La Stampa, 11 luglio 2025
Intervista a Sayf
Per portare un po’ di soldi a casa ha fatto il panettiere, il lavapiatti e il cameriere. Ma «se Dio vuole la strada si apre», e per Sayf – all’anagrafe Adam Sayf Viacava, 26 anni, nato a Genova – si è aperta eccome, grazie al rap. Nonostante le difficoltà che la vita gli ha messo davanti, nelle sue canzoni non c’è traccia di rabbia e malumore. Ed è proprio per queste vibes positive, unite a un timbro unico e a uno stile eclettico, che i suoi pezzi hanno milioni di ascolti su Spotify. Domani salirà sul palco di Collisioni ad Alba con tutta la sua energia.
Papà italiano e mamma tunisina, da bambino che musica ascoltava?
«Mio padre sentiva De André e la PFM. E mia madre la musica algerina raï».
Come ha iniziato?
«Pagavo le registrazioni 20 euro l’ora. Ma chi lavorava in studio vedeva che ci credevo e mi dava una mano».
Quando ha capito che poteva diventare un lavoro?
«Non c’è stato un momento preciso. Mi sono buttato e ho mollato il lavoro, anche se non avevo un euro».
Un rischio grosso.
«Grossissimo. Era un periodo difficile. Non avevo molti soldi, mangiavo anche una pizza ogni due giorni».
Poi si è trasferito a Milano.
«Sempre con pochi soldi in tasca. A Sesto San Giovanni stavamo in tre in un bilocale. Vivevo con la disoccupazione. Poi il Covid ci ha messo in ginocchio, e sono tornato a lavorare in Liguria».
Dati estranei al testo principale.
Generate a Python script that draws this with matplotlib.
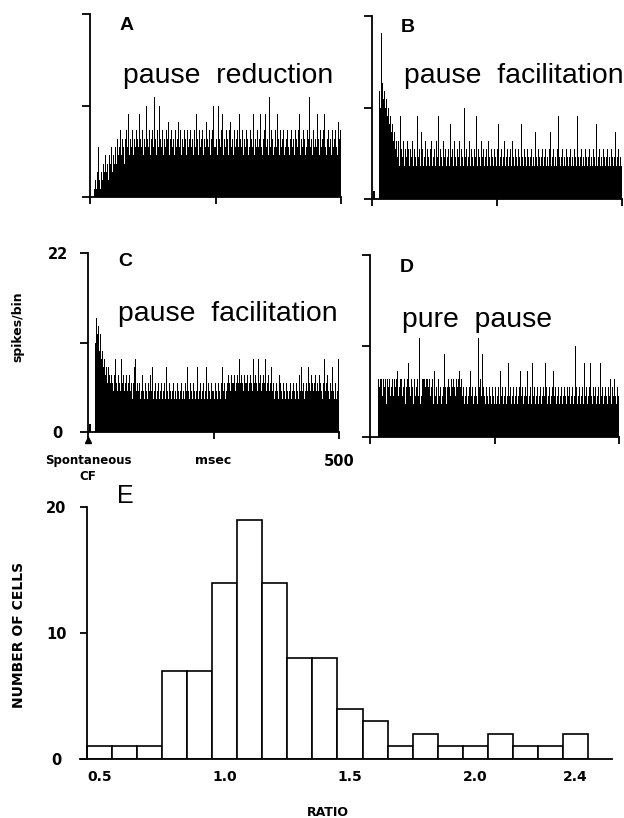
import matplotlib
matplotlib.use("Agg")
import matplotlib.pyplot as plt
import numpy as np
from matplotlib.transforms import ScaledTranslation

# ---------------- data ----------------
bin_ms = 2  # spikes per 2-ms bin, 0..500 ms
psth_A = [0,0,0,0,1,2,1,3,6,2,1,3,2,4,3,5,3,4,2,5,4,6,3,5,4,
          6,4,7,5,6,8,5,7,6,4,7,8,6,10,5,7,6,8,5,7,6,8,7,6,10,
          7,6,8,5,7,6,11,7,6,8,5,7,8,6,12,7,5,8,6,11,7,6,8,5,7,
          6,8,7,9,5,7,8,6,7,5,8,6,7,9,6,8,5,7,6,8,7,5,8,6,7,
          8,6,7,5,8,6,10,7,5,8,6,7,8,5,7,6,9,7,6,8,5,7,8,11,6,
          7,5,11,7,6,8,10,5,7,6,8,7,5,8,9,6,7,5,8,6,7,8,6,10,7,
          6,8,5,7,6,8,7,5,6,8,7,6,10,5,7,6,8,6,7,10,6,5,7,8,10,
          6,7,5,12,6,8,7,5,6,8,6,10,7,5,8,6,7,8,5,6,7,8,6,5,7,
          8,6,7,5,8,7,6,8,10,5,7,6,8,7,5,6,8,7,12,6,7,5,8,6,7,
          6,10,7,5,8,6,7,8,10,6,5,7,8,6,7,5,8,6,7,8,6,5,9,7,8]
psth_B = [0,1,1,0,0,0,0,13,11,20,14,12,13,11,12,10,11,9,10,8,9,7,8,6,7,
          5,7,4,10,6,5,7,4,6,5,7,6,4,6,5,7,4,6,5,4,10,5,6,4,8,
          6,4,5,7,4,6,5,4,6,7,4,5,6,4,7,5,10,4,6,5,4,7,5,6,4,
          5,6,4,9,5,6,4,7,5,4,6,5,7,4,6,5,4,11,5,6,4,5,7,4,6,
          5,4,6,5,10,4,6,5,4,7,5,6,4,5,6,4,7,5,4,6,5,4,6,5,4,
          6,9,4,5,6,4,5,7,4,5,6,4,5,6,4,7,5,4,6,5,4,6,5,4,9,
          5,4,6,5,4,6,5,4,5,6,4,5,4,8,5,4,6,5,4,5,6,4,5,6,4,
          5,4,6,8,4,5,6,4,5,4,6,10,5,4,5,6,4,5,4,6,5,4,5,6,4,
          5,4,6,5,4,10,5,4,5,6,4,5,4,6,5,4,5,6,4,5,4,6,5,4,9,
          4,5,6,4,5,4,6,5,4,5,6,4,5,4,6,5,4,5,8,4,5,6,4,5,4]
psth_C = [0,1,1,0,0,0,0,11,14,12,13,10,12,9,10,8,9,7,8,6,8,7,6,7,6,
          5,7,9,6,5,7,6,5,9,6,7,5,6,7,5,6,7,5,6,4,6,8,9,5,6,
          5,6,4,5,7,5,4,6,5,4,6,5,7,5,8,4,5,6,4,5,6,4,5,6,4,
          5,6,4,8,5,4,6,5,4,5,6,4,5,4,6,5,4,5,6,4,5,4,6,5,8,
          5,4,6,5,4,6,5,4,5,8,4,5,6,4,5,6,4,5,8,4,6,5,4,6,5,
          4,6,5,4,6,5,4,6,8,5,6,4,5,6,7,6,5,7,6,6,7,5,6,7,6,
          9,6,7,6,5,7,6,6,7,5,6,7,6,5,9,6,7,6,5,9,6,7,5,6,7,
          6,9,5,6,7,5,6,8,5,6,4,5,6,5,4,7,6,5,4,6,5,4,6,5,4,
          5,6,4,5,6,5,4,6,5,4,7,5,8,5,6,4,5,6,5,8,6,5,7,6,5,
          6,7,5,6,5,7,6,5,4,6,9,5,6,7,5,4,6,5,8,5,4,6,4,5,9]
psth_D = [0,0,0,0,0,0,0,0,7,6,7,7,5,7,6,7,4,7,6,7,5,6,7,5,7,
          6,7,8,5,6,7,7,5,6,7,4,6,7,9,6,5,7,6,4,7,5,6,7,5,12,
          4,5,7,7,7,6,7,7,6,7,5,6,7,4,8,5,6,4,7,5,6,4,5,6,10,
          6,4,6,7,6,5,7,6,7,6,5,7,6,7,8,6,7,5,6,4,5,6,4,5,6,
          8,5,6,4,5,6,5,4,12,6,7,5,10,6,5,4,6,5,4,6,5,4,6,5,4,
          5,6,4,5,6,4,8,5,6,4,5,6,4,5,9,5,6,4,5,6,4,5,6,4,5,
          6,8,5,6,4,5,6,5,8,4,5,6,4,9,5,6,4,5,6,4,5,6,4,5,6,
          5,9,6,4,5,6,4,5,6,8,5,6,4,5,6,4,5,6,4,5,6,5,4,6,5,
          6,4,5,6,4,5,11,6,4,5,6,4,5,6,4,9,5,6,4,5,6,9,5,4,6,
          5,6,4,5,6,4,9,5,6,4,5,6,5,4,6,5,7,4,6,5,7,5,4,6,5]

panel_letters = ["A", "B", "C", "D"]
panel_titles = ["pause  reduction", "pause  facilitation", "pause  facilitation", "pure  pause"]

ratio_centers = [0.5, 0.6, 0.7, 0.8, 0.9, 1.0, 1.1, 1.2, 1.3, 1.4,
                 1.5, 1.6, 1.7, 1.8, 1.9, 2.0, 2.1, 2.2, 2.3, 2.4]
n_cells = [1, 1, 1, 7, 7, 14, 19, 14, 8, 8, 4, 3, 1, 2, 1, 1, 2, 1, 1, 2]
ratio_ticks = [0.5, 1.0, 1.5, 2.0, 2.4]
ratio_ticklabels = ["0.5", "1.0", "1.5", "2.0", "2.4"]

for arr in (psth_A, psth_B, psth_C, psth_D):
    assert len(arr) == 250, len(arr)

# ---------------- figure ----------------
W, H = 624, 818
fig = plt.figure(figsize=(W / 100, H / 100), dpi=100)
fig.patch.set_facecolor("white")


def rect(l, r, t, b):
    return [l / W, 1 - b / H, (r - l) / W, (b - t) / H]


def fx(x):
    return x / W


def fy(y):
    return 1 - y / H


LBL = dict(family="DejaVu Sans", weight="bold")
TXT = dict(family="Liberation Sans")

boxes = [rect(90, 341, 14, 197), rect(372, 622, 16, 199),
         rect(88, 339, 253, 432), rect(370, 619, 255, 437)]
letter_pos = [(127, 25), (408, 27), (125, 262), (407, 268)]
title_pos = [(123, 83), (404, 83), (118, 321), (402, 327)]
data = [psth_A, psth_B, psth_C, psth_D]

for i, (box, vals) in enumerate(zip(boxes, data)):
    ax = fig.add_axes(box)
    x = np.arange(len(vals)) * bin_ms
    ax.bar(x, vals, width=bin_ms, align="edge", color="black", linewidth=0)
    ax.set_xlim(0, 500)
    ax.set_ylim(0, 22)
    for s in ["top", "right"]:
        ax.spines[s].set_visible(False)
    for s in ["left", "bottom"]:
        ax.spines[s].set_linewidth(1.3)
    ax.set_yticks([0, 11, 22])
    ax.set_xticks([0, 250, 500])
    ax.tick_params(axis="y", direction="out", length=5.8, width=1.3)
    ax.tick_params(axis="x", direction="out", length=5, width=1.3)
    ax.patch.set_alpha(0)
    if i == 2:
        ax.set_yticklabels(["0", "", "22"], fontsize=10.5, **LBL)
        for t in ax.get_yticklabels():
            t.set_ha("center")
        ax.tick_params(axis="y", pad=16)
        ax.set_xticklabels(["Spontaneous\nCF", "msec", "500"], **LBL)
        xl = ax.get_xticklabels()
        xl[0].set_fontsize(8.5)
        xl[0].set_linespacing(1.3)
        xl[1].set_fontsize(9)
        xl[2].set_fontsize(10.5)
        ax.tick_params(axis="x", pad=11)
        off = ScaledTranslation(0, -6 / 72, fig.dpi_scale_trans)
        ax.plot([0], [0], marker="^", ms=5, color="black", clip_on=False,
                transform=ax.transData + off)
    else:
        ax.set_yticklabels([])
        ax.set_xticklabels([])
    lx, ly = letter_pos[i]
    fig.text(fx(lx), fy(ly), panel_letters[i], ha="center", va="center",
             fontsize=14, weight="bold", **TXT)
    tx, ty = title_pos[i]
    fig.text(fx(tx), fy(ty), panel_titles[i], ha="left", va="baseline",
             fontsize=20.4, **TXT)

fig.text(fx(18), fy(327), "spikes/bin", rotation=90, ha="center", va="center",
         fontsize=9, **LBL)

# ---------------- histogram E ----------------
axE = fig.add_axes(rect(80, 612, 507, 759))
axE.bar(ratio_centers, n_cells, width=0.1, facecolor="white", edgecolor="black",
        linewidth=1.2)
axE.set_xlim(0.422, 2.546)
axE.set_ylim(0, 20)
for s in ["top", "right"]:
    axE.spines[s].set_visible(False)
axE.spines["left"].set_position(("data", 0.45))
axE.spines["left"].set_linewidth(1.3)
axE.spines["bottom"].set_linewidth(1.3)
axE.set_yticks([0, 10, 20])
axE.set_yticklabels(["0", "10", "20"], fontsize=10.5, **LBL)
for t in axE.get_yticklabels():
    t.set_ha("center")
axE.tick_params(axis="y", direction="out", length=5, width=1.3, pad=17)
axE.set_xticks(ratio_ticks)
axE.set_xticklabels(ratio_ticklabels, fontsize=10, **LBL)
axE.tick_params(axis="x", length=0, pad=8)
axE.patch.set_alpha(0)

fig.text(fx(125), fy(496), "E", ha="center", va="center", fontsize=18, **TXT)
fig.text(fx(328), fy(812), "RATIO", ha="center", va="center", fontsize=9, **LBL)
fig.text(fx(19), fy(635), "NUMBER OF CELLS", rotation=90, ha="center", va="center",
         fontsize=10, **LBL)

fig.savefig("out.png", dpi=100, facecolor="white")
È cresciuto in un contesto difficile.
«Quando avevo quindici anni mio padre andava alla Caritas. Non è una cosa che mi pesa raccontare, ma ha influito tanto sul mio modo di vedere il mondo».
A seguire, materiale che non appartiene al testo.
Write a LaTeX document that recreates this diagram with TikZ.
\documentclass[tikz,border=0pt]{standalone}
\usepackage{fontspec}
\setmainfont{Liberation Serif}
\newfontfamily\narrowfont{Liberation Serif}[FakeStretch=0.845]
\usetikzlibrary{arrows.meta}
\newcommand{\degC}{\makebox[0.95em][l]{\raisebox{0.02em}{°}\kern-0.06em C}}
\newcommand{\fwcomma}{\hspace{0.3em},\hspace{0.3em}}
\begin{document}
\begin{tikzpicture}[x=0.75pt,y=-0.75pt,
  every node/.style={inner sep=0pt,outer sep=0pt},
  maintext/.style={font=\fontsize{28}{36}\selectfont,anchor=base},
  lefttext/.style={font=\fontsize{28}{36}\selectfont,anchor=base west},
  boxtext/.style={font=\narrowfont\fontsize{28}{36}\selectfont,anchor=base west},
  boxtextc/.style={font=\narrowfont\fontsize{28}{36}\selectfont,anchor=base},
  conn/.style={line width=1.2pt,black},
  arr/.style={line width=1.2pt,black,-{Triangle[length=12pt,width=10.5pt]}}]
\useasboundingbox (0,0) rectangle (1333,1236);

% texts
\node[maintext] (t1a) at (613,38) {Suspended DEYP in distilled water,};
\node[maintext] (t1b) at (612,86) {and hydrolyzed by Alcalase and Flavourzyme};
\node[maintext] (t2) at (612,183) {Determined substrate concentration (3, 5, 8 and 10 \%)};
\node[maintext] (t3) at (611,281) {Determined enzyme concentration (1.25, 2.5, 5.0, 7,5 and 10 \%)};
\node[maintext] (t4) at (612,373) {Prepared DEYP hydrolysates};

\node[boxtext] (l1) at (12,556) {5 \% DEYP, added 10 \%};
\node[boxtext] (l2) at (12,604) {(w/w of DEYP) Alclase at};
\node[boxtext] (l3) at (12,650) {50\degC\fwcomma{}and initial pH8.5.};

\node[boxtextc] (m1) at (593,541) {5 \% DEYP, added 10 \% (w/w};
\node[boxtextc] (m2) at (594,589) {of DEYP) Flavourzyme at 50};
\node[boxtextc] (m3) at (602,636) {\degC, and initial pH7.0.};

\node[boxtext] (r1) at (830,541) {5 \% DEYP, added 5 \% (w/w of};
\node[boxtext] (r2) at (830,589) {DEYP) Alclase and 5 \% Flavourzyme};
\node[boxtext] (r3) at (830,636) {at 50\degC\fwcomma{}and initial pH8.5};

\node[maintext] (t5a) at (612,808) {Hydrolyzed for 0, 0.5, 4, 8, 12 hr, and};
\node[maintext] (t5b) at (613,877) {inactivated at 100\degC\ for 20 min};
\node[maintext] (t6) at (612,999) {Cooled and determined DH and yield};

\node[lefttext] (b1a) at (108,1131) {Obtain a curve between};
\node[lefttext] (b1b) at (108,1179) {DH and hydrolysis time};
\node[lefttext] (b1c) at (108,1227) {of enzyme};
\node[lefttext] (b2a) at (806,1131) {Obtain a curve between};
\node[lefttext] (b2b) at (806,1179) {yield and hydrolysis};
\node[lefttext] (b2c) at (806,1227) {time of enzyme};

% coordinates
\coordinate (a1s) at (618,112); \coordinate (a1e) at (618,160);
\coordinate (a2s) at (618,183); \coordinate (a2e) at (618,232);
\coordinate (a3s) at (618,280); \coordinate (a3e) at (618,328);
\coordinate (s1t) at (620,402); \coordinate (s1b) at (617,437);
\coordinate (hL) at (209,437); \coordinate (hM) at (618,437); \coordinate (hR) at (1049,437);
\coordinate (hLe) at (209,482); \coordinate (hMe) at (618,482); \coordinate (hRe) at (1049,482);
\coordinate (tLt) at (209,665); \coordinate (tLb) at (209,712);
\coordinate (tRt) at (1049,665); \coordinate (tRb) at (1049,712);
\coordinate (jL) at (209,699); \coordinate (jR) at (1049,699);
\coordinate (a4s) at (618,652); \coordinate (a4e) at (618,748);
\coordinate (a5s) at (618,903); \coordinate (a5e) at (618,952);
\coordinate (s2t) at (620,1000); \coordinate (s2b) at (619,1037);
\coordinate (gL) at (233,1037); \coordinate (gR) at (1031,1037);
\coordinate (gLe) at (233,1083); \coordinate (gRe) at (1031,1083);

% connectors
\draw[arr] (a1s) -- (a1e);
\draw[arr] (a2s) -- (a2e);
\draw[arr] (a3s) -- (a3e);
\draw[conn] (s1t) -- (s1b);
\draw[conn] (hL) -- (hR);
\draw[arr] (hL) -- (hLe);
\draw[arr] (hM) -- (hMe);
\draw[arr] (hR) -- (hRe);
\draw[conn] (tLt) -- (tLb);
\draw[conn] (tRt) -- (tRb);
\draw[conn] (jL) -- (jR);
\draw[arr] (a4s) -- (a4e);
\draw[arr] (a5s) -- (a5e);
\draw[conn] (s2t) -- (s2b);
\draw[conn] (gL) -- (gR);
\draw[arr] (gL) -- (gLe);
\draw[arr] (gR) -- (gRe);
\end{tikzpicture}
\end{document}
Nei suoi testi c’è pochissima rabbia.
«L’ho vissuta da ragazzino. Ma oggi non mi serve».
Canta: “In strada no depressione”. È un motto?
«In certe situazioni devi stare lucido. Non puoi permetterti di farti schiacciare. Se molli, rischi di finire a vivere per strada. E anche in Italia non è una cosa così lontana dalla realtà».
Oggi è più difficile emergere?
«Chi ha davvero la passione continua. Tanti iniziano, ma pochi restano. E chi ci crede davvero trova i mezzi, perché oggi ce ne sono molto di più».
Come i social?
«All’inizio li odiavo. TikTok mi imbarazzava. Poi ho capito che se hai uno strumento utile, allora devi usarlo».
Sogna in grande?
«Sogno la tranquillità. Una famiglia, un po’ di serenità. Non mi interessa la gloria».
Si è esposto su Gaza.
«È una questione di umanità. Quando mancano le istituzioni, è giusto che la gente si faccia sentire».
Questo senso civico da chi l’ha ereditato?
«Mio nonno è stato in un campo di concentramento. Il mio bisnonno guidava rivolte contadine. E poi da mia madre, la cultura araba mi ha trasmesso il valore dell’aiuto reciproco».
Il rap viene spesso accusato di sessismo.
«Una canzone è una fotografia di un momento, come un film che racconta qualcosa di pesante. Non vuol dire andare in giro a insultare le ragazze».
I rapper sono ancora i cattivi?
«Piano piano qualcosa sta cambiando. Il rap domina le classifiche ed è impossibile ignorarlo».